As a child I was out the door immediately after breakfast and was not seen until my fuel tank needed refilling; then a repeat until another refill at supper time. I think Joseph might be pretty much the same. At least this photo of him romping in the grass makes me think so. He looks like he is having so much fun. Joseph is a special little boy born to my daughter Pamela. His red hair was quite a shock but we have so many red heads in our family it shouldn’t have been a shock at all. I can count seven without trying to remember all the cousins and two sets grandparents plus all the aunts and uncles directly (blood line) descendent of my red-headed grandma Wehunt. Joseph’s hair is just as red. Of course, his father claims the hair for his side of the family as well but then we’re all Irish (with a little English and Scottish thrown into that heritage line) so go figure that one. The dark hair in the family was introduced by my grandmother Mary Frances Wehunt. Until she was in her seventies her hair was nearly jet black and silky. Grandma was not Irish but French Canadian. I’m sure seeing James and Mary Wehunt standing side by side with her long flowing hair and his carrot top curly bush hair was an odd sighting. Joseph’s hair is not curly however, his is straight and shiny.
Joseph is quite the little man who holds a two sentence telephone conversation and then abruptly says “Goodbye” and he’s off. I don’t think Joseph likes to talk on the telephone. Or he simply has nothing more to say and leaves. He is, after all, in practice for the man he will become and men usually don’t hang on the telephone all that much. At least none of the men I know or have known. Not that I’ve know all that many, truth be told. My family is disproportionately women. Joseph is my fourth grandson out of nine grandchildren so perhaps some evenness is being restored in Joseph’s generation.

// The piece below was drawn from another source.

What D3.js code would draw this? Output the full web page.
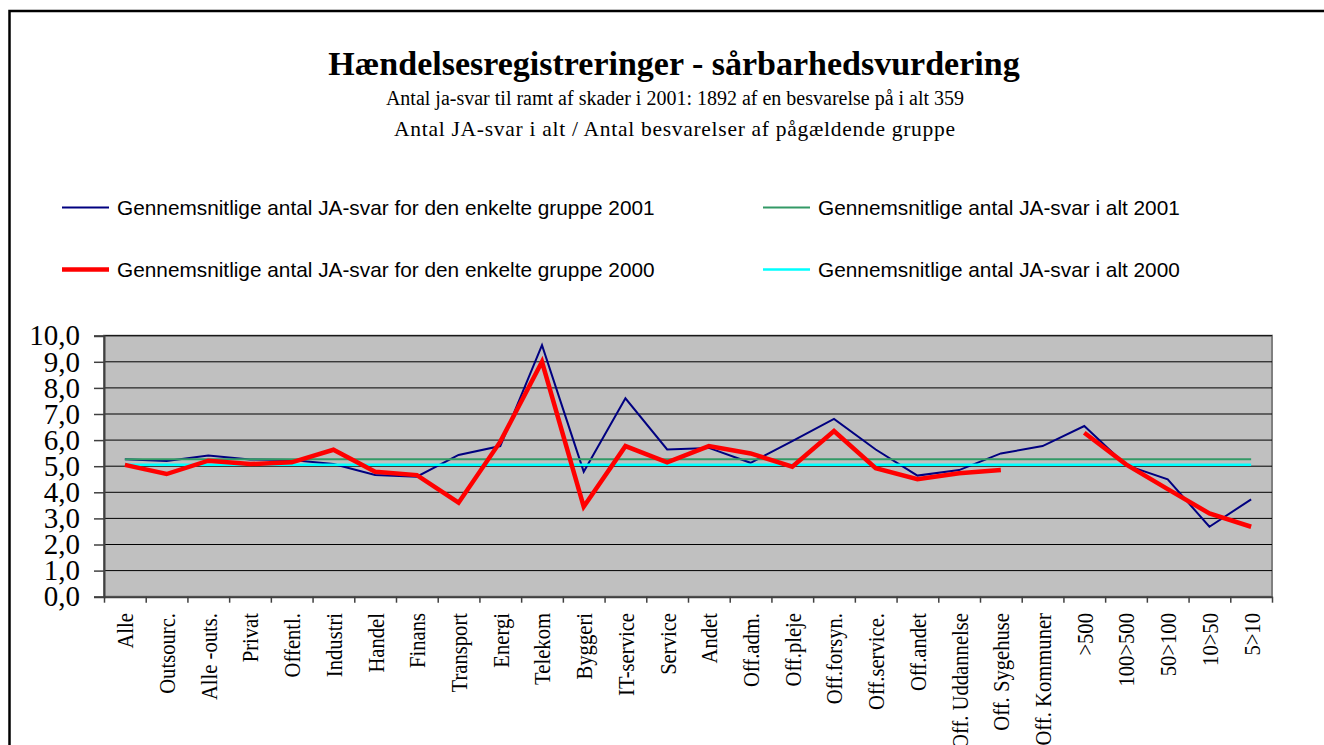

Joseph turned three this year and speaks exceptionally well for his age. Clearly he says “Grandma Wehunt” into my ear when we have those mini telephone conversations. I understand every word he says and frankly I hang on every word he says too. He is such a delightful little boy. Of course he is doing all the other things: counting, drawing, alphabet, reading and so forth. I know of Joseph through emails, pictures and telephone conversations with his mother. I do not like this Sam I Am, I do not like (Joseph being so far away) . . . but he is there and I am here and that is that.